Paediatric clinicians also provided additional educational materials and emphasized the importance of behavioural changes during follow-up visits, such as reducing consumption of sugar-sweetened beverages and getting more exercise.

For the second arm of the trial, another five practices (171 children) gave this level of support but also assigned a health coach to work with the families of obese children by telephone, text message and email.

Finally, the remaining four practices (184 children) gave standard levels of care, with no additional CDS tools for treating obesity.

The researchers found that the children whose families and paediatricians adhered most faithfully to the intervention utilising both CDS tools and health coaching experienced the greatest reductions in BMI, in comparison with the participants that received standard care. Participants that were not completely faithful to the interventions did not experience improvements to their BMI.

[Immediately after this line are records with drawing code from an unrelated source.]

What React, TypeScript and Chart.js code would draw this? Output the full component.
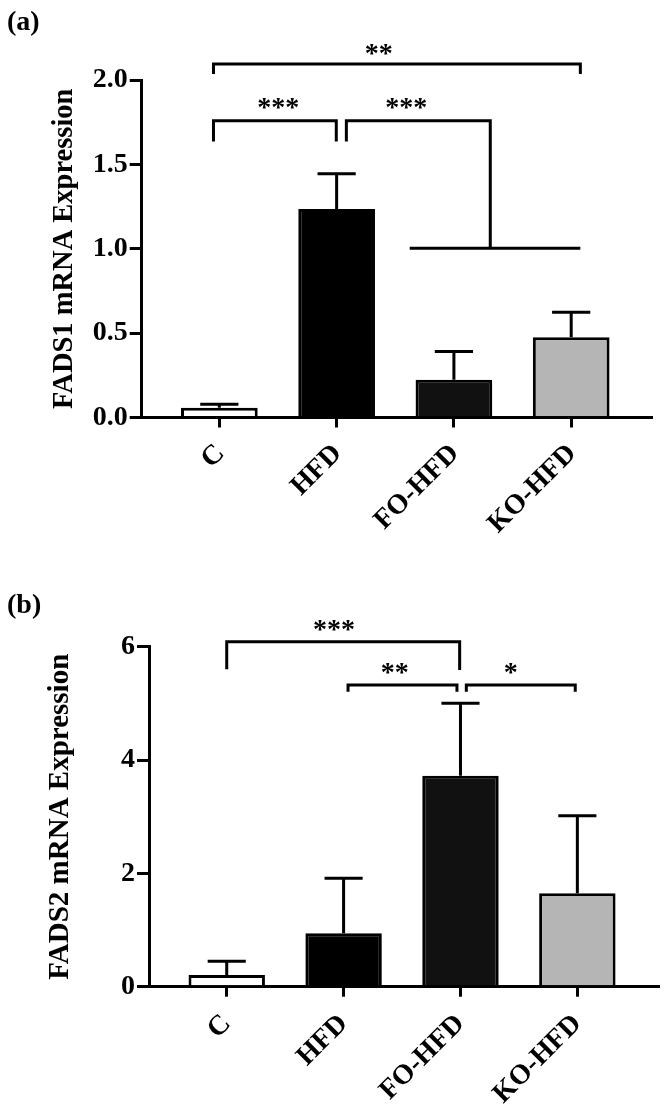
import React, { useEffect, useRef } from 'react';
import { Chart, registerables } from 'chart.js';

Chart.register(...registerables);

const FONT = "'Liberation Serif', 'Times New Roman', serif";

// ---------- data ----------
const categories = ['C', 'HFD', 'FO-HFD', 'KO-HFD'];
const barColors = ['#ffffff', '#000000', '#111111', '#b5b5b5'];

const fads1Mean = [0.058, 1.236, 0.223, 0.476];
const fads1ErrTop = [0.079, 1.444, 0.391, 0.624];
const fads1Ticks = [0, 0.5, 1.0, 1.5, 2.0];

const fads2Mean = [0.206, 0.942, 3.723, 1.648];
const fads2ErrTop = [0.448, 1.913, 5.0, 3.018];
const fads2Ticks = [0, 2, 4, 6];

// significance brackets in data units (x = category index, y = value)
const fads1Brackets = [
  { pts: [[-0.05, 2.036], [-0.05, 2.095], [3.078, 2.095], [3.078, 2.036]], label: '**', lx: 1.36, ly: 2.174 },
  { pts: [[-0.05, 1.635], [-0.05, 1.759], [0.997, 1.759], [0.997, 1.635]], label: '***', lx: 0.503, ly: 1.852 },
  { pts: [[1.083, 1.635], [1.083, 1.759], [2.31, 1.759], [2.31, 1.0036]], label: '***', lx: 1.594, ly: 1.852 },
  { pts: [[1.623, 1.0036], [3.078, 1.0036]], label: '', lx: 0, ly: 0 },
];
const fads2Brackets = [
  { pts: [[0, 5.6], [0, 6.088], [1.993, 6.088], [1.993, 5.59]], label: '***', lx: 0.918, ly: 6.353 },
  { pts: [[1.038, 5.206], [1.038, 5.324], [1.97, 5.324], [1.97, 5.206]], label: '**', lx: 1.437, ly: 5.589 },
  { pts: [[2.05, 5.206], [2.05, 5.324], [2.982, 5.324], [2.982, 5.206]], label: '*', lx: 2.43, ly: 5.589 },
];

type Bracket = { pts: number[][]; label: string; lx: number; ly: number };

function makeOverlay(errTop: number[], brackets: Bracket[], panel: string, panelBaseline: number) {
  return {
    id: 'overlay',
    afterDatasetsDraw(chart: any) {
      const ctx = chart.ctx;
      const xs = chart.scales.x;
      const ys = chart.scales.y;
      const meta = chart.getDatasetMeta(0);
      ctx.save();
      ctx.strokeStyle = '#000';
      ctx.fillStyle = '#000';
      ctx.lineWidth = 3;
      ctx.lineCap = 'butt';
      ctx.lineJoin = 'miter';
      meta.data.forEach((el: any, i: number) => {
        const x = el.x;
        const yTop = el.y;
        const yErr = ys.getPixelForValue(errTop[i]);
        const half = (xs.getPixelForValue(i + 0.163) - xs.getPixelForValue(i - 0.163)) / 2;
        ctx.beginPath();
        ctx.moveTo(x, yTop);
        ctx.lineTo(x, yErr);
        ctx.moveTo(x - half, yErr);
        ctx.lineTo(x + half, yErr);
        ctx.stroke();
      });
      brackets.forEach((b) => {
        ctx.beginPath();
        b.pts.forEach(([u, v], k) => {
          const px = xs.getPixelForValue(u);
          const py = ys.getPixelForValue(v);
          if (k === 0) ctx.moveTo(px, py);
          else ctx.lineTo(px, py);
        });
        ctx.stroke();
        if (b.label) {
          ctx.font = `bold 28px ${FONT}`;
          ctx.textAlign = 'center';
          ctx.textBaseline = 'middle';
          ctx.fillText(b.label, xs.getPixelForValue(b.lx), ys.getPixelForValue(b.ly) + 4);
        }
      });
      ctx.font = `bold 28px ${FONT}`;
      ctx.textAlign = 'left';
      ctx.textBaseline = 'alphabetic';
      ctx.fillText(panel, 7, panelBaseline);
      ctx.restore();
    },
  };
}

type PanelProps = {
  height: number;
  mean: number[];
  errTop: number[];
  yTicks: number[];
  yMax: number;
  yDecimals: number;
  title: string;
  titleSize: number;
  titlePad: number;
  brackets: Bracket[];
  panel: string;
  panelBaseline: number;
  yAxisWidth: number;
  xAxisHeight: number;
  padTop: number;
  padRight: number;
  xMin: number;
  xMax: number;
  labelPad: number;
  labelOffset: number;
};

function Panel(p: PanelProps) {
  const ref = useRef<HTMLCanvasElement | null>(null);
  useEffect(() => {
    if (!ref.current) return;
    const chart = new Chart(ref.current, {
      type: 'bar',
      data: {
        datasets: [
          {
            data: p.mean.map((v, i) => ({ x: i, y: v })),
            backgroundColor: barColors,
            borderColor: '#000',
            borderWidth: 3,
            barPercentage: 0.654,
            categoryPercentage: 1,
          },
        ],
      },
      options: {
        animation: false,
        responsive: false,
        devicePixelRatio: 1,
        layout: { padding: { top: p.padTop, right: p.padRight, left: 0, bottom: 0 } },
        plugins: { legend: { display: false }, tooltip: { enabled: false } },
        scales: {
          x: {
            type: 'linear',
            min: p.xMin,
            max: p.xMax,
            offset: false,
            afterBuildTicks: (scale: any) => {
              scale.ticks = categories.map((_, i) => ({ value: i }));
            },
            afterFit: (scale: any) => {
              scale.height = p.xAxisHeight;
            },
            grid: {
              offset: false,
              drawOnChartArea: false,
              drawTicks: true,
              tickLength: 10,
              lineWidth: 3,
              color: '#000',
            },
            border: { display: true, color: '#000', width: 3 },
            ticks: {
              autoSkip: false,
              maxRotation: 45,
              minRotation: 45,
              padding: p.labelPad,
              labelOffset: p.labelOffset,
              color: '#000',
              font: { family: FONT, size: 28, weight: 'bold' },
              callback: (v: any) => categories[Math.round(Number(v))] ?? '',
            },
          },
          y: {
            type: 'linear',
            min: 0,
            max: p.yMax,
            afterBuildTicks: (scale: any) => {
              scale.ticks = p.yTicks.map((v) => ({ value: v }));
            },
            afterFit: (scale: any) => {
              scale.width = p.yAxisWidth;
            },
            grid: {
              drawOnChartArea: false,
              drawTicks: true,
              tickLength: 12,
              lineWidth: 3,
              color: '#000',
            },
            border: { display: true, color: '#000', width: 3 },
            ticks: {
              padding: 2,
              color: '#000',
              font: { family: FONT, size: 28, weight: 'bold' },
              callback: (v: any) => Number(v).toFixed(p.yDecimals),
            },
            title: {
              display: true,
              text: p.title,
              color: '#000',
              font: { family: FONT, size: p.titleSize, weight: 'bold' },
              padding: { top: p.titlePad, bottom: 0 },
            },
          },
        },
      },
      plugins: [makeOverlay(p.errTop, p.brackets, p.panel, p.panelBaseline)],
    } as any);
    return () => chart.destroy();
  }, []);
  return <canvas ref={ref} width={667} height={p.height} style={{ display: 'block', width: 667, height: p.height }} />;
}

export default function App() {
  return (
    <div style={{ position: 'absolute', left: 0, top: 0, width: 667, height: 1107, background: '#fff' }}>
      <Panel
        height={560}
        mean={fads1Mean}
        errTop={fads1ErrTop}
        yTicks={fads1Ticks}
        yMax={2}
        yDecimals={1}
        title="FADS1 mRNA Expression"
        titleSize={28.5}
        titlePad={48}
        brackets={fads1Brackets}
        panel="(a)"
        panelBaseline={30}
        yAxisWidth={141.7}
        xAxisHeight={142.5}
        padTop={80}
        padRight={15.7}
        xMin={-0.662}
        xMax={3.683}
        labelPad={10}
        labelOffset={1}
      />
      <Panel
        height={547}
        mean={fads2Mean}
        errTop={fads2ErrTop}
        yTicks={fads2Ticks}
        yMax={6}
        yDecimals={0}
        title="FADS2 mRNA Expression"
        titleSize={29}
        titlePad={43}
        brackets={fads2Brackets}
        panel="(b)"
        panelBaseline={53}
        yAxisWidth={149}
        xAxisHeight={120.3}
        padTop={86.7}
        padRight={9}
        xMin={-0.665}
        xMax={3.69}
        labelPad={11}
        labelOffset={0}
      />
    </div>
  );
}
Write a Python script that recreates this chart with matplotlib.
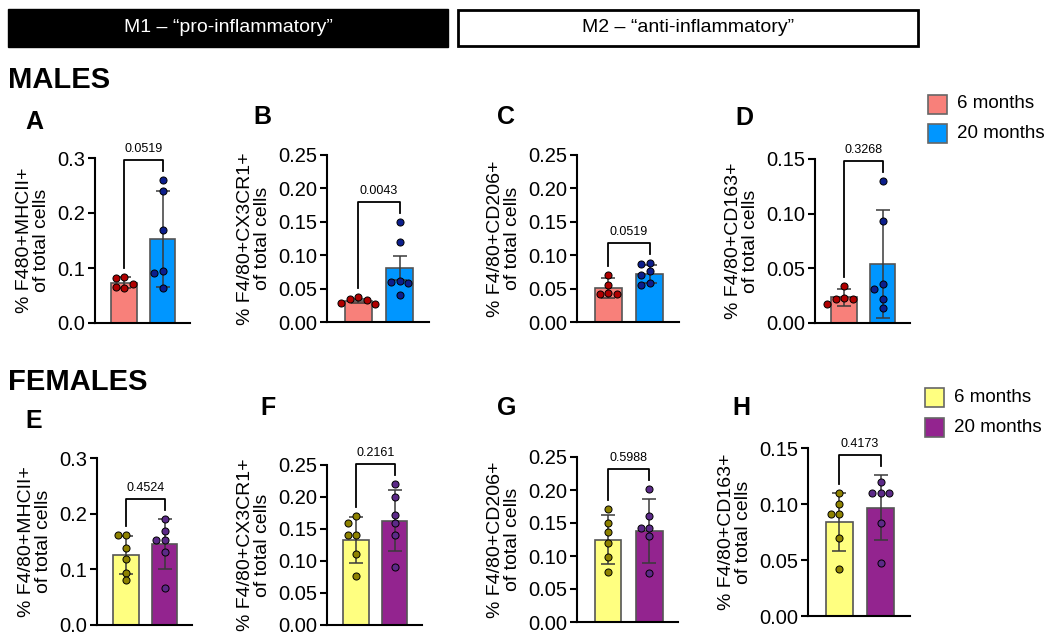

At baseline, mean (SD) patient age and BMI were 9.8 (1.9) years and 25.8 (4.3), respectively. At one year, they obtained BMI from 518 children (94.4%) and HEDIS measures from 491 visits (89.4%). The three randomisation arms had different effects on BMI over time (p=0.04). Compared with the usual care arm, BMI increased less in children in the CDS arm during one year (−0.51 [95% CI, −0.91 to −0.11]). The CDS + coaching arm had a smaller magnitude of effect (−0.34 [95% CI, −0.75 to 0.07]). They also reported a substantially greater achievement of childhood obesity HEDIS measures in the CDS arm (adjusted odds ratio, 2.28 [95% CI, 1.15-4.53]) and CDS + coaching arm (adjusted odds ratio, 2.60 [95% CI, 1.25-5.41]) and higher use of HEDIS codes for nutrition or physical activity counselling (CDS arm, 45%; CDS + coaching arm, 25%; p<0 .001 compared with usual care arm).

Although the intervention that included individual coaching resulted in the greatest reductions in BMI among the most faithful participants, the researchers found that overall, BMI increased less among children receiving the intervention that used CDS tools without health coaching.

"The number of coaching sessions or their frequency or content might have been insufficient to produce greater effects than the CDS and self-guided intervention," the authors suggest. "Future studies should determine what minimal amount of coaching is necessary to achieve improvement in childhood obesity interventions."

The authors acknowledge that the study may be limited by the fact that the biggest improvements to BMI among the children in the highest-fidelity group could potentially be due to differences in motivation for this group rather than due to the intervention being more effective.

"We found that an intervention that leveraged efficient health information technology to provide CDS for paediatric clinicians and that provided an intervention for self-guided behaviour change by families resulted in improvements in the children's BMI," the authors conclude.